Professor Ester Hammond wearing a white lab coat in the research lab

Investigating the role of changing oxygen levels in triple negative breast cancer

Research area: Better treatments

Professor Ester Hammond is studying how changing oxygen levels in triple negative breast cancer can make the disease more aggressive and likely to spread.

What's the challenge?

In some breast cancer tumours, the oxygen levels can go up and down. This is because the blood vessels delivering the oxygen are not as good as the vessels found in healthy parts of the body. This change in oxygen levels, also known as cyclic hypoxia, is associated with aggressive cancers that are more likely to grow, spread, survive, and resist treatment. We urgently need find new and effective ways to treat people diagnosed with this type of breast cancer.

What's the science behind the project?

Professor Ester Hammond aims to understand what happens in triple negative breast cancer cells that are exposed to these changing oxygen levels and why it makes these cancers harder to treat. The researchers think that cancer cells that experience these changes in oxygen levels make a protein, called APOBEC3B, which makes many changes to their DNA. It is these DNA changes that might make the cancer more aggressive.

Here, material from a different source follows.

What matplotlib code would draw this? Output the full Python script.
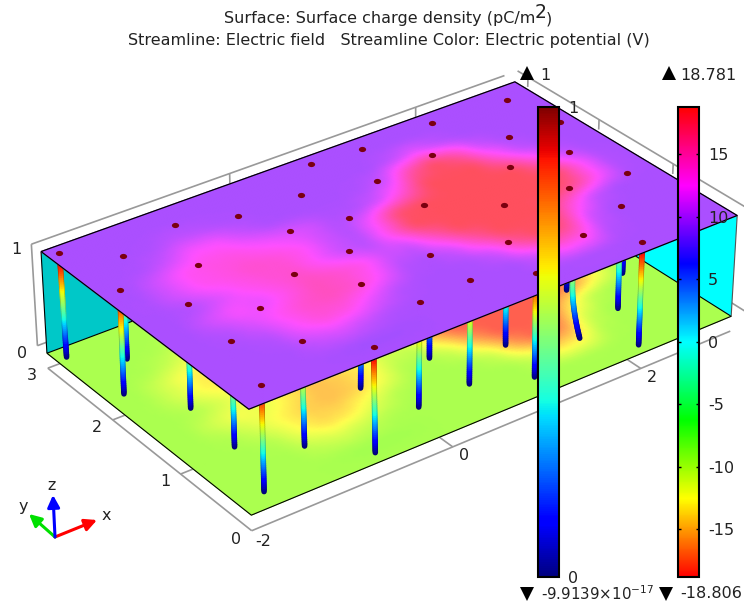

To study this, Ester is controlling the oxygen levels that tumour cells are exposed to in the lab. She is testing whether changing oxygen levels lead to alterations in the DNA of the tumour cells that help them to grow faster, resist chemotherapy treatment and spread around the body.

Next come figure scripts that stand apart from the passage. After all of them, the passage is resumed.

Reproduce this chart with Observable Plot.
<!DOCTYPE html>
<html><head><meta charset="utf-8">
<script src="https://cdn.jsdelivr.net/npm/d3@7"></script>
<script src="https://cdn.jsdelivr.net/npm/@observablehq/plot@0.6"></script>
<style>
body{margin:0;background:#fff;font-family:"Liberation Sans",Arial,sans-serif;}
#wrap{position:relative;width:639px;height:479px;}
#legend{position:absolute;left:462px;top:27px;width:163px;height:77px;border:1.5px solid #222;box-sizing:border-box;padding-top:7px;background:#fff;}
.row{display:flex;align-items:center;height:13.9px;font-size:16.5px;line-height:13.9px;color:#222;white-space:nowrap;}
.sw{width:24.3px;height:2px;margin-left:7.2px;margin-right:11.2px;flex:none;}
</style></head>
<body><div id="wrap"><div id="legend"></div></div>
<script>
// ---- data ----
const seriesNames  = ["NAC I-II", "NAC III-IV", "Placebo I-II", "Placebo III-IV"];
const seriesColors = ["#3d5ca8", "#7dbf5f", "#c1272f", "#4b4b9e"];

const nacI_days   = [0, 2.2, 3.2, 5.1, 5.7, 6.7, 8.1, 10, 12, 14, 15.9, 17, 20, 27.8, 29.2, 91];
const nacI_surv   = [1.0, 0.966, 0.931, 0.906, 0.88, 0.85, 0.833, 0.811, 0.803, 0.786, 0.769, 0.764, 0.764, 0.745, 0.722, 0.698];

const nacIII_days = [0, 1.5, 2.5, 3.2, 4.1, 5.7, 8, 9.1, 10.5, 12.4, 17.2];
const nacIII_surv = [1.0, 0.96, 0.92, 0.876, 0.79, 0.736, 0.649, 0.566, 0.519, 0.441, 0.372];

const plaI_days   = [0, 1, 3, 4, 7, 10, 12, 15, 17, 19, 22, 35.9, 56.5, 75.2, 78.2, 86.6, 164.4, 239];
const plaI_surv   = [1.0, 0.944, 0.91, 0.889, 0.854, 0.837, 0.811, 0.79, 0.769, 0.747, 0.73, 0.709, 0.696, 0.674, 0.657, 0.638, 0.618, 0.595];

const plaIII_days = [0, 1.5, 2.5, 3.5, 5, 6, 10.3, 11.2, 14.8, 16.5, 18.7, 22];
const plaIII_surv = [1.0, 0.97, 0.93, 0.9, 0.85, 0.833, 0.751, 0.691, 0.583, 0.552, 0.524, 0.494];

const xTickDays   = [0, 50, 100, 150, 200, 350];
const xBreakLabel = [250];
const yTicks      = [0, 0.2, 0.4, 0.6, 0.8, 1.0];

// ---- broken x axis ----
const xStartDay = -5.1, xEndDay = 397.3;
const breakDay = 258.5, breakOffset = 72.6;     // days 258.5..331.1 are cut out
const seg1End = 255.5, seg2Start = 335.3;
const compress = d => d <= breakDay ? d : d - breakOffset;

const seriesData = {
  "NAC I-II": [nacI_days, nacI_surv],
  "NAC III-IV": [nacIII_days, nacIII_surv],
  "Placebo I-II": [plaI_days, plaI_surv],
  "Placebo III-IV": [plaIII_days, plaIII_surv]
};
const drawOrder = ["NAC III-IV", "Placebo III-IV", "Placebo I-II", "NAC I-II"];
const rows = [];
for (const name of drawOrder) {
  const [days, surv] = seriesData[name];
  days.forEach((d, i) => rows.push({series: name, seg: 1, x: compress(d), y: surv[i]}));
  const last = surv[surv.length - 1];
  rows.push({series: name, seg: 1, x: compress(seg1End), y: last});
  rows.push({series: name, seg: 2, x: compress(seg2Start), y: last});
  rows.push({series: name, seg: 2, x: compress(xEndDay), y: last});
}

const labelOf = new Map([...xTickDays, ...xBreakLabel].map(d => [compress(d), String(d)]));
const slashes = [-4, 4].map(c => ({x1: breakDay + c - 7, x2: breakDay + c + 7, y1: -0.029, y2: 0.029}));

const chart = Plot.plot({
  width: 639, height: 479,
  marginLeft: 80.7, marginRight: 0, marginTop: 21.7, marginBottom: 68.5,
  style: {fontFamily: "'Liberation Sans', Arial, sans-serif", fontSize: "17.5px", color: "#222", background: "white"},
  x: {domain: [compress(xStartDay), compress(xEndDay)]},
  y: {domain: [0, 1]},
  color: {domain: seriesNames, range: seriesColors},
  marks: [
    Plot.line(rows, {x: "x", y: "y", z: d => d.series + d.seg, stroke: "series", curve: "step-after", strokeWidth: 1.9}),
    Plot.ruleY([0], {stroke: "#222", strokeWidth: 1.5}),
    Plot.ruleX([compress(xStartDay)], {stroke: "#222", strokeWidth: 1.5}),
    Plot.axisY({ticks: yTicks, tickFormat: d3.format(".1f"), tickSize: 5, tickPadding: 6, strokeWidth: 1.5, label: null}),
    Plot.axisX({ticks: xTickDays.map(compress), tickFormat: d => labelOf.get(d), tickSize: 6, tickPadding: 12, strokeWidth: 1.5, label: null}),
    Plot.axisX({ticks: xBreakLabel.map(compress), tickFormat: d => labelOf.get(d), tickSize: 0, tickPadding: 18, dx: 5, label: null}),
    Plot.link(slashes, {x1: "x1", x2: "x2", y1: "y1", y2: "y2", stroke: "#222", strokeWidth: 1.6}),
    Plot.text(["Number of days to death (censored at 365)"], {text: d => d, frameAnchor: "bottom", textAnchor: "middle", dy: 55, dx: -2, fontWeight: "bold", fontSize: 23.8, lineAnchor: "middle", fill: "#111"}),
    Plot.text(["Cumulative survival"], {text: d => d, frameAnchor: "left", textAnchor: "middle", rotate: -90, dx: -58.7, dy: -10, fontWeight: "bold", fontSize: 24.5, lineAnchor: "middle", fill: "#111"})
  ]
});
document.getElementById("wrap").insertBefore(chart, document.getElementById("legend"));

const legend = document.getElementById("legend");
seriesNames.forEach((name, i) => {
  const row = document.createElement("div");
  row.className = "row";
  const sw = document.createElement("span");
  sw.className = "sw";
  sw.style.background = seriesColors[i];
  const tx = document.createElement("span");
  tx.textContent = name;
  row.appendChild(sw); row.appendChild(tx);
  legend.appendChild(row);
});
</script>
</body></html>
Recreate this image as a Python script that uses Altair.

She is also testing how these changes influence the cancers’ response to different types of chemotherapy and aims to test new treatment combinations using mouse models of breast cancer that could be used against these tumours. The researchers also hope to find a way to tell whose cancer is exposed to changing oxygen levels and thus may be more aggressive, so that we can better treat the disease.

What difference will this project make?

Breast cancers with cyclic hypoxia are often aggressive and difficult to treat. This research aims to identify new strategies for the treatment of breast cancer and find a way to identify those who would benefit most.